For a long time, neither the Republicans nor the Democrats were ideologically pure. There were the southern Democrats who voted very differently from the rest of their party. And there were New England Republicans who did the same (in reverse).

In more recent years, the New England Republicans have mostly been replaced by Democrats, like Joe Lieberman and Paul Tsongas. The southern Democrats have been replaced with Republicans.

In 1965, Lyndon B. Johnson signed the Voting Rights Act. At the time, a higher percentage of Republican members of Congress voted for it than Democrats. But as Johnson signed it, the bill became inevitably associated with Democrats. So the southern voters, who were at the time overwhelmingly Democrat, voted for George Wallace in 1968 and for Richard Nixon in 1972. They were underwhelmed by Gerald Ford and voted for fellow southerner Jimmy Carter in 1976. But in 1980-1988 and every election since 2000, the south has voted for the Republican presidential candidate.

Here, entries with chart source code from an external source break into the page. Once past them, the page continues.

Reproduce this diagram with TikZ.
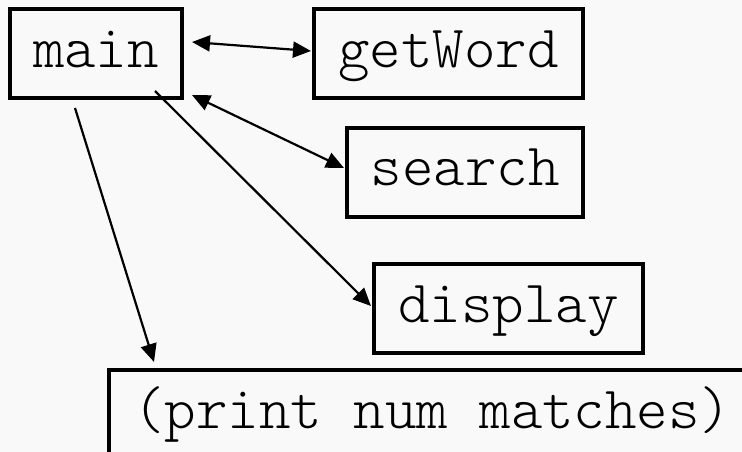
\documentclass[tikz,border=0pt]{standalone}
\usepackage{fontspec}
\setmonofont{Latin Modern Mono Light}
\usetikzlibrary{arrows.meta}
\definecolor{paper}{gray}{0.975}
\begin{document}
\begin{tikzpicture}[x=1pt,y=1pt,
    fn/.style={draw,line width=4pt,inner sep=0pt,minimum height=89pt,
      text height=36pt,text depth=9pt,font=\ttfamily\fontsize{60}{66}\selectfont},
    call/.style={line width=2.2pt,-{Triangle[length=18pt,width=16pt]}},
    both/.style={line width=2.2pt,{Triangle[length=18pt,width=16pt]}-{Triangle[length=18pt,width=16pt]}}]
    \useasboundingbox (0,0) rectangle (742,-452);
    \fill[paper] (0,0) rectangle (742,-452);
    \clip (0,0) rectangle (742,-452);
    \node[fn,minimum width=172pt] (main) at (96,-53.5) {main};
    \node[fn,minimum width=269pt] (getWord) at (448.5,-53.5) {getWord};
    \node[fn,minimum width=236pt] (search) at (465,-172) {search};
    \node[fn,minimum width=269pt] (display) at (508.5,-308.5) {display};
    \node[fn,inner xsep=24pt,anchor=north west] (print) at (107,-368) {(print num matches)};
    \draw[both] ([shift={(8,11.5)}]main.east) -- ([shift={(-1,2.5)}]getWord.west);
    \draw[both] ([shift={(8,5)}]main.south east) -- ([shift={(-1,4)}]search.west);
    \draw[call] ([shift={(59,9)}]main.south) -- ([shift={(-1,2.5)}]display.west);
    \draw[call] ([shift={(-21,-8)}]main.south) -- ([shift={(47,6)}]print.north west);
\end{tikzpicture}
\end{document}
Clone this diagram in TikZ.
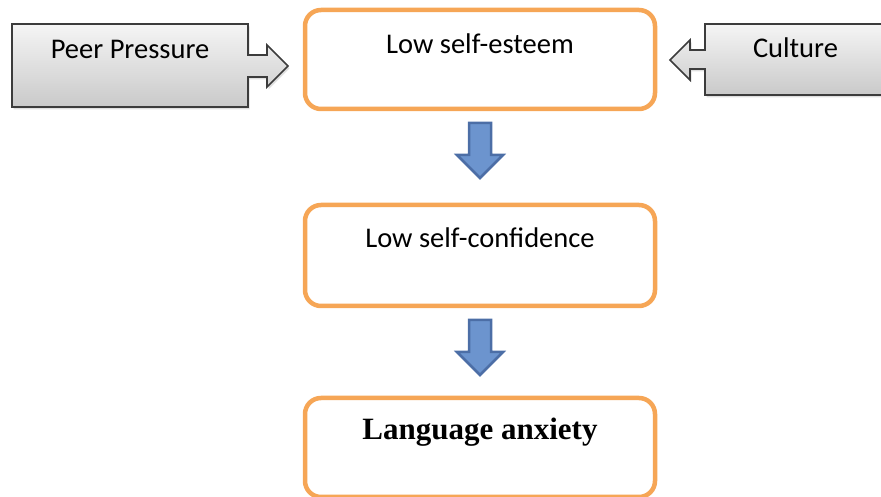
\documentclass[tikz,border=0pt]{standalone}
\usepackage{fontspec}
\setmainfont{Carlito}
\newfontfamily\anxfont{Liberation Serif}
\usetikzlibrary{calc}
\usetikzlibrary{shadows}

\definecolor{boxorange}{RGB}{246,166,86}
\definecolor{arrowblue}{RGB}{108,148,206}
\definecolor{arrowedge}{RGB}{76,110,166}
\definecolor{grayedge}{RGB}{60,60,60}

\tikzset{
 stage/.style={draw=boxorange, line width=4.5pt, rounded corners=16pt, minimum width=350pt, outer sep=0pt, fill=white},
 stagetext/.style={anchor=base, inner sep=0pt, font=\fontsize{28.5}{32}\selectfont},
 downarrow/.style={fill=arrowblue, draw=arrowedge, line width=2.5pt, line join=miter},
 sidebox/.style={draw=grayedge, line width=1.6pt, top color=gray!8, bottom color=gray!42,
   drop shadow={opacity=.25, shadow xshift=1.5pt, shadow yshift=-2.5pt}},
 sidetext/.style={anchor=base, inner sep=0pt, font=\fontsize{28.5}{32}\selectfont}
}

\begin{document}
\begin{tikzpicture}[x=1pt, y=1pt]
\useasboundingbox (0,0) rectangle (881,497);
% the three stages
\node[stage, minimum height=99pt] (esteem) at (480,437.5) {};
\node[stage, minimum height=101pt] (confidence) at (480,241.5) {};
\node[stage, minimum height=99pt] (anxiety) at (480,49.5) {};
\node[stagetext] (esteemtext) at ($(esteem.north)+(0,-44)$) {Low self-esteem};
\node[stagetext] (confidencetext) at ($(confidence.north)+(0,-43)$) {Low self-confidence};
\node[stagetext, font=\fontsize{31}{34}\selectfont\anxfont\bfseries] (anxietytext) at ($(anxiety.north)+(0,-42)$) {Language anxiety};
% block arrows between stages
\foreach \a in {esteem, confidence}
 \draw[downarrow] ($(\a.south)+(-11,-14)$) -- ++(22,0) -- ++(0,-32) -- ++(12,0) -- ++(-23,-23) -- ++(-23,23) -- ++(12,0) -- cycle;
% side causes
\coordinate (peertip) at (288,431);
\coordinate (culturetip) at (670,437);
\draw[sidebox] (12,473) -- (248,473) -- (248,442) -- (267,442) -- (267,452) -- (peertip)
  -- (267,410) -- (267,420) -- (248,420) -- (248,390) -- (12,390) -- cycle;
\node[sidetext] (peer) at (130,438) {Peer Pressure};
\draw[sidebox] (886,473) -- (705,473) -- (705,447) -- (690,447) -- (690,457) -- (culturetip)
  -- (690,417) -- (690,428) -- (705,428) -- (705,402) -- (886,402) -- cycle;
\node[sidetext] (culture) at (795.5,439) {Culture};
\end{tikzpicture}
\end{document}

At first they continued to vote for Democrats locally. But in 1994, that changed. This seems to been a counter-reaction to the minority (plurality) victory of Bill Clinton in 1992. For the first time since the 1950s, the Republicans took control of Congress. Over the next twenty years that process continued to flip more and more House seats. Today the south is overwhelmingly Republican. Only a very small number of districts, mostly urban districts packed with African-American voters, vote Democrat in the south.

That motion of conservative Democrats to the Republicans would have left the Democratic party more liberal. But at the same time, the country became more conservative. The two trends reinforced themselves in the Republican party. So it became doubly conservative. They counteracted each other in the Democratic party.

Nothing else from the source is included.